We can use regular, unprocessed foods to reduce inflammation. However, it’s not enough to know they exist. It takes deliberate action to have the right foods on hand, add them to meals and snacks, and then actually eat them consistently!
Let’s start with turmeric. There is such a thing as a Dietary Inflammatory Index and turmeric is scored as the most anti-inflammatory food on this scale. It has much more color than flavor. You can use it in the form of extracts or grated from fresh or powders. Only about 1/2 teaspoon is needed to gain benefits. Use it to season main or side dishes, to add to smoothies and juices and in hot drinks like tea.
Next up is ginger. Ginger is another inflammation-reducing powerhouse; from halting migraines to reducing cholesterol, triglycerides, and blood sugars, ginger even provides relief for acid reflux. It has a pungent flavor, so a little will go a long way. Ginger can be grated fresh or powdered, added to cooking, baking, or smoothies. Start with 1/2 inch fresh cube or 1tsp-1 tbsp of powder if you aren’t sure how much of the flavor you’ll like.
Moving on to tomatoes: they’re common to many diets, but the amounts used may not be maximized for the best benefit. That’s a shame because tomatoes have some serious anti-inflammatory power! Lycopene is the active component in tomatoes that is also responsible for the dark red pigment. A small can per day of low sodium vegetable juice or 1/4 cup per day of tomato paste can give results in as little as three weeks of consistent use. If you are one of those who suffer from acid reflux, try lowering your amount or switch to a different anti-inflammatory herb or spice.
Lastly, we have black cumin, also called black seed. It has a mild peppery flavor which is very different from its brown seeded cousin. A typical dosing amount is only 1/4 teaspoon, so whatever you’re adding it to is likely not to alter the taste too dramatically.
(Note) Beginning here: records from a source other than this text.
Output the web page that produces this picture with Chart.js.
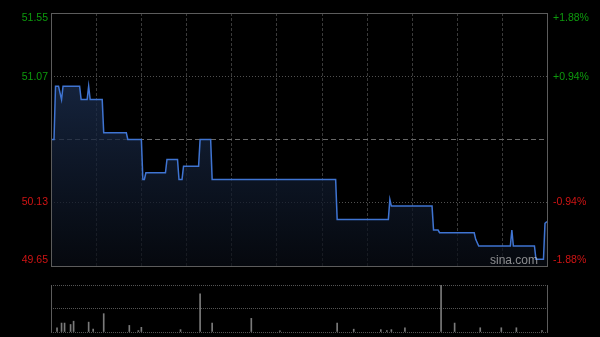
<!DOCTYPE html>
<html>
<head>
<meta charset="utf-8">
<script src="https://cdn.jsdelivr.net/npm/chart.js@4"></script>
<style>
  html, body { margin: 0; padding: 0; background: #000; }
  #wrap { position: relative; width: 600px; height: 337px; }
  canvas { position: absolute; left: 0; top: 0; }
</style>
</head>
<body>
<div id="wrap">
  <canvas id="precio" width="600" height="337"></canvas>
  <canvas id="volumen" width="600" height="337"></canvas>
</div>
<script>
// minutos desde la apertura (9:30), 330 minutos de sesion
const minutos = [0, 2, 3, 5, 7, 8, 19, 20, 24, 25, 26, 34, 35, 50, 51, 60, 61, 62, 63, 76, 77, 84, 85, 87, 88, 98, 99, 106, 107, 189, 190, 224, 225, 226, 253, 254, 257, 258, 281, 282, 284, 305, 306, 307, 321, 322, 327, 328, 329, 330];
const precios = [50.60, 50.60, 51.00, 51.00, 50.90, 51.00, 51.00, 50.90, 50.90, 51.00, 50.90, 50.90, 50.65, 50.65, 50.60, 50.60, 50.30, 50.30, 50.35, 50.35, 50.45, 50.45, 50.30, 50.30, 50.40, 50.40, 50.60, 50.60, 50.30, 50.30, 50.00, 50.00, 50.15, 50.10, 50.10, 49.92, 49.92, 49.90, 49.90, 49.85, 49.80, 49.80, 49.92, 49.80, 49.80, 49.70, 49.70, 49.97, 49.98, 49.98];

const volMinutos = [4, 7, 9, 13, 15, 25, 28, 35, 52, 58, 60, 86, 99, 107, 133, 152, 190, 201, 219, 223, 226, 235, 259, 268, 285, 299, 309, 326];
const volumenes = [9, 19, 19, 16, 23, 21, 6, 39, 14, 3, 10, 5, 81, 19, 29, 2.5, 19, 6, 5, 3, 5, 9, 100, 19, 9, 9, 9, 3];

const preciosEje = [49.65, 50.13, 50.60, 51.07, 51.55];
const etiquetasIzq = ['49.65', '50.13', '', '51.07', '51.55'];
const etiquetasDer = ['-1.88%', '-0.94%', '', '+0.94%', '+1.88%'];
const cierreAnterior = 50.60;

const verde = '#0d9a0d';
const rojo = '#d01414';
const marco = '#5c5c5c';
const fuente = '10.5px "Liberation Sans", Arial, sans-serif';

const etiquetas = {
    id: 'etiquetas',
    afterDraw(chart) {
        const { ctx, chartArea, scales: { y } } = chart;
        ctx.save();
        ctx.font = fuente;
        ctx.textBaseline = 'middle';
        preciosEje.forEach((v, i) => {
            if (!etiquetasIzq[i]) return;
            let py = y.getPixelForValue(v);
            py = Math.min(Math.max(py, chartArea.top + 5), chartArea.bottom - 6);
            ctx.fillStyle = v > cierreAnterior ? verde : rojo;
            ctx.textAlign = 'right';
            ctx.fillText(etiquetasIzq[i], chartArea.left - 3, py);
            ctx.textAlign = 'left';
            ctx.fillText(etiquetasDer[i], chartArea.right + 5, py);
        });
        ctx.strokeStyle = marco;
        ctx.lineWidth = 1;
        ctx.strokeRect(Math.round(chartArea.left) + 0.5, Math.round(chartArea.top) + 0.5,
            Math.round(chartArea.width) - 1, Math.round(chartArea.height));
        ctx.fillStyle = 'rgba(210,210,210,0.65)';
        ctx.font = '12px "Liberation Sans", Arial, sans-serif';
        ctx.textAlign = 'right';
        ctx.fillText('sina.com', chartArea.right - 10, chartArea.bottom - 5);
        ctx.restore();
    }
};

new Chart(document.getElementById('precio'), {
    type: 'line',
    data: {
        datasets: [{
            data: minutos.map((m, i) => ({ x: m, y: precios[i] })),
            borderColor: '#3f74d2',
            borderWidth: 1.5,
            pointRadius: 0,
            tension: 0,
            fill: 'start',
            backgroundColor: (c) => {
                const area = c.chart.chartArea;
                if (!area) return 'rgba(20,32,55,0.6)';
                const g = c.chart.ctx.createLinearGradient(0, area.top, 0, area.bottom);
                g.addColorStop(0, 'rgba(34,58,100,0.8)');
                g.addColorStop(1, 'rgba(8,12,20,0.7)');
                return g;
            }
        }]
    },
    options: {
        responsive: false,
        animation: false,
        layout: { autoPadding: false, padding: { left: 51, right: 52, top: 13, bottom: 71 } },
        plugins: { legend: { display: false }, tooltip: { enabled: false } },
        scales: {
            x: {
                type: 'linear', min: 0, max: 330,
                ticks: { display: false, stepSize: 30 },
                grid: {
                    drawTicks: false,
                    color: (c) => (c.tick && (c.tick.value === 0 || c.tick.value === 330)) ? 'rgba(0,0,0,0)' : '#3a3a3a'
                },
                border: { display: false, dash: [3, 2] }
            },
            y: {
                min: 49.65, max: 51.55,
                afterBuildTicks: (s) => { s.ticks = preciosEje.map(v => ({ value: v })); },
                ticks: { display: false },
                grid: {
                    drawTicks: false,
                    color: (c) => {
                        if (!c.tick) return '#505050';
                        if (c.tick.value === 49.65 || c.tick.value === 51.55) return 'rgba(0,0,0,0)';
                        return c.tick.value === cierreAnterior ? '#686868' : '#505050';
                    }
                },
                border: {
                    display: false,
                    dash: (c) => (c.tick && c.tick.value === cierreAnterior) ? [5, 3] : [1, 2]
                }
            }
        }
    },
    plugins: [etiquetas]
});

const marcoVol = {
    id: 'marcoVol',
    afterDraw(chart) {
        const { ctx, chartArea } = chart;
        ctx.save();
        ctx.strokeStyle = marco;
        ctx.lineWidth = 1;
        ctx.beginPath();
        ctx.moveTo(Math.round(chartArea.left) + 0.5, chartArea.top);
        ctx.lineTo(Math.round(chartArea.left) + 0.5, chartArea.bottom);
        ctx.moveTo(Math.round(chartArea.right) - 0.5, chartArea.top);
        ctx.lineTo(Math.round(chartArea.right) - 0.5, chartArea.bottom);
        ctx.stroke();
        ctx.restore();
    }
};

new Chart(document.getElementById('volumen'), {
    type: 'bar',
    data: {
        datasets: [{
            data: volMinutos.map((m, i) => ({ x: m, y: volumenes[i] })),
            backgroundColor: '#7a7a7a',
            barThickness: 1,
            borderWidth: 0
        }]
    },
    options: {
        responsive: false,
        animation: false,
        layout: { autoPadding: false, padding: { left: 51, right: 52, top: 285, bottom: 5 } },
        plugins: { legend: { display: false }, tooltip: { enabled: false } },
        scales: {
            x: {
                type: 'linear', min: 0, max: 330, offset: false,
                ticks: { display: false },
                grid: { display: false, drawTicks: false },
                border: { display: false }
            },
            y: {
                min: 0, max: 100,
                ticks: { display: false, stepSize: 50 },
                grid: { drawTicks: false, color: '#555555' },
                border: { display: false, dash: [1, 1] }
            }
        }
    },
    plugins: [marcoVol]
});
</script>
</body>
</html>
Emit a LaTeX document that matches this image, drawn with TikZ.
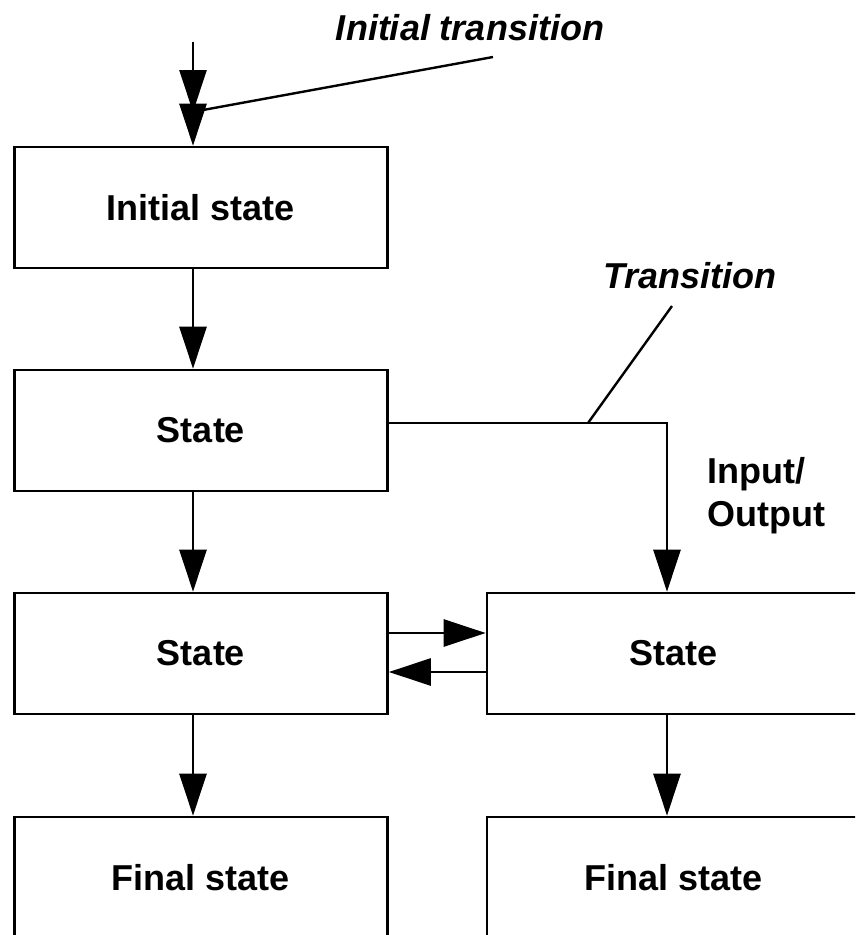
\documentclass[tikz,border=0pt]{standalone}
\usepackage{fontspec}
\setmainfont{Liberation Sans}
\usetikzlibrary{arrows.meta}
\begin{document}
\begin{tikzpicture}[x=1pt,y=-1pt,
  box/.style={draw,line width=2.6pt,minimum width=373pt,minimum height=121pt,inner sep=0pt,
    font=\fontsize{36}{43}\selectfont\bfseries},
  arr/.style={line width=2.6pt,-{Triangle[length=42pt,width=27pt]}},
  lead/.style={line width=2.4pt},
  lbl/.style={inner sep=0pt,font=\fontsize{36}{43}\selectfont\bfseries}]
\useasboundingbox (0,0) rectangle (855,935);
\clip (0,0) rectangle (855,935);
\node[box] (b1) at (201,207.5) {Initial state};
\node[box] (b2) at (201,430.5) {State};
\node[box] (b3) at (201,653.5) {State};
\node[box] (b4) at (673.5,653.5) {State};
\node[box] (b5) at (201,877.5) {Final state};
\node[box] (b6) at (673.5,877.5) {Final state};
% initial transition
\coordinate (top) at (193,42);
\coordinate (mid) at (193,112);
\draw[arr] (top) -- ([xshift=-8pt]b1.north);
\draw[arr] (top) -- (mid);
\coordinate (itA) at (203,110);
\coordinate (itB) at (493,57);
\draw[lead] (itA) -- (itB);
\node[lbl,font=\fontsize{36}{43}\selectfont\bfseries\itshape] (itl) at (470,28) {Initial transition};
% vertical arrows
\draw[arr] ([xshift=-8pt]b1.south) -- ([xshift=-8pt]b2.north);
\draw[arr] ([xshift=-8pt]b2.south) -- ([xshift=-8pt]b3.north);
\draw[arr] ([xshift=-8pt]b3.south) -- ([xshift=-8pt]b5.north);
\draw[arr] ([xshift=-6.5pt]b4.south) -- ([xshift=-6.5pt]b6.north);
% transition b2 -> b4
\draw[arr] ([yshift=7.5pt]b2.east) -| ([xshift=-6.5pt]b4.north);
\coordinate (trA) at (588,423);
\coordinate (trB) at (672,306);
\draw[lead] (trA) -- (trB);
\node[lbl,font=\fontsize{36}{43}\selectfont\bfseries\itshape] (trl) at (690,276) {Transition};
\node[lbl,align=left,anchor=west] (io) at (707,496) {Input/\\Output};
% horizontal arrows
\draw[arr] ([yshift=20.5pt]b3.east) -- ([yshift=20.5pt]b4.west);
\draw[arr] ([yshift=-18.5pt]b4.west) -- ([yshift=-18.5pt]b3.east);
\end{tikzpicture}
\end{document}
This one reduces inflammation by reducing triglyceride levels, blood pressure, and blood sugar levels. It’s also known for appetite suppression and weight reduction, by the way. Its natural form is seeds that you can grind before use or eat whole. Add some to your pepper grinder.
Commit to trying one or all of these with meals or snacks to quench some of those inflammatory flames! Remember, simply because foods are found in nature doesn’t mean you’re protected against adverse reactions or sensitivities. To play it safe, stick to culinary doses (those you would use for cooking and seasoning).